The defense led by then Public Defender Mark Stephens argued at trial that Johnson, then in his early 20s, suffered obvious mental health problems including delusions and paranoia. 

He retained a mental health expert to evaluate Johnson and to assist in putting on his insanity defense.

Credit: WBIR
Attorney Gregory P. Isaacs

The doctor provided what Stephens considered a "draft" report in May 2009 ahead of trial and then a subsequent formal report the next month, records show.

In the draft report, the expert offered information from an interview with Johnson in which Johnson said he knew who the victim was and knew what he was doing, records show. That's not what the defense expected because they believed him to be seriously mentally ill.

Stephens viewed the May 2009 document as nothing but a draft and not what he'd rely on for his defense, records show.

The subsequent June 2009 report from the doctor was much different.

"The petitioner’s version of events recorded in the June 2009 report, on the other hand, indicated that at the time of the offenses, he believed that he was in danger and that he killed the victim believing she was someone else there to attack him," the court's opinion states.

Stephens said later that Johnson told him when he first talked with his own expert that he feared an insanity defense wouldn't work so well and that he didn't want to be viewed as crazy and a "monster," court records state.

The conflicting reports, and the way the defense handled them, ended up creating significant problems at trial for the defense and harming Johnson's case before the jury, the court found.
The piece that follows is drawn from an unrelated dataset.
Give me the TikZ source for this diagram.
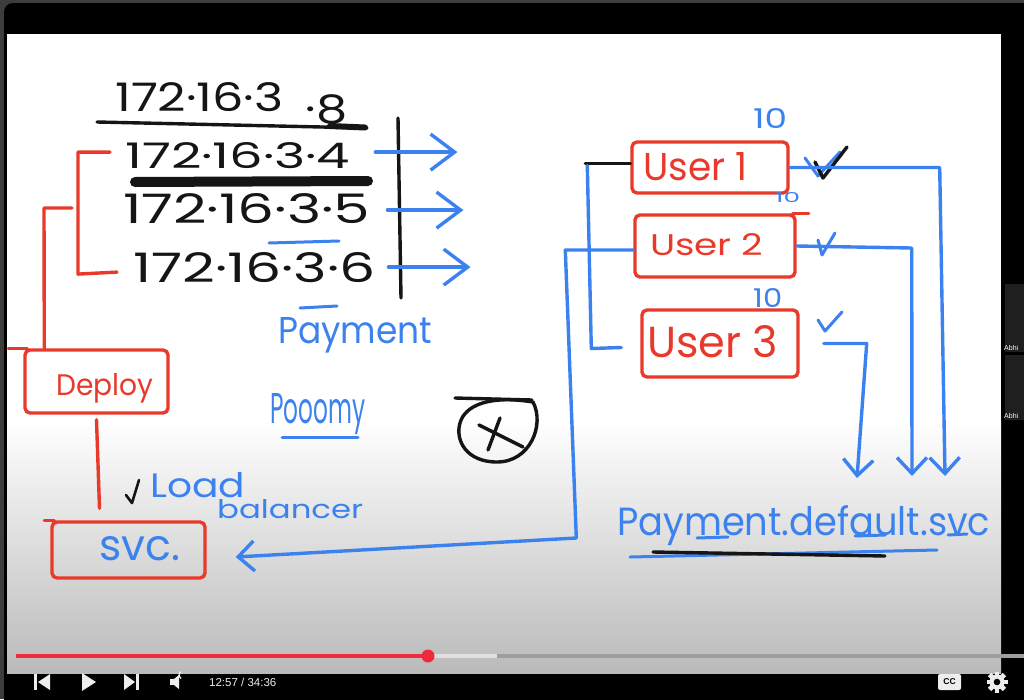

They amounted to ineffective assistance of counsel for the veteran Stephens, the appeals court found.

Carrie Daugherty

The prosecution attacked the mental health argument. Jurors didn't buy the Johnson team's argument that he suffered a mental illness or defect when they convicted him of murder in 2011.

Stephens, who founded and ran the Public Defender's Office for about three decades, later would acknowledge during testimony as Johnson sought a new trial that he should have handled the reports better in defending his client.

"The record establishes that lead counsel knew of and was in possession of (the expert's) May 2009 report and the petitioner’s damaging narrative of events two years before trial. That lead counsel believed the May 2009 report to be only a draft does not excuse his neglect in forgetting about the petitioner’s changed narrative or in failing to notice the omission of any reference to that narrative in the June 2009 report. The information contained in the May 2009 report was damaging to the petitioner’s defense, and trial counsel did nothing in advance of trial to mitigate that damage," the appeals court said,

After trial, Isaacs took over representing Johnson along with his associate Franklin Ammons. They pursued tossing the conviction on Johnson's behalf before the appeals court.

Johnson has been serving a murder sentence at South Central Correctional Facility in Clifton, Tenn. He wasn't supposed to be eligible for release until 2064, according to the Department of Correction.

Isaacs said Friday it's his intent to continue representing Johnson when the case comes back to Knox County for trial.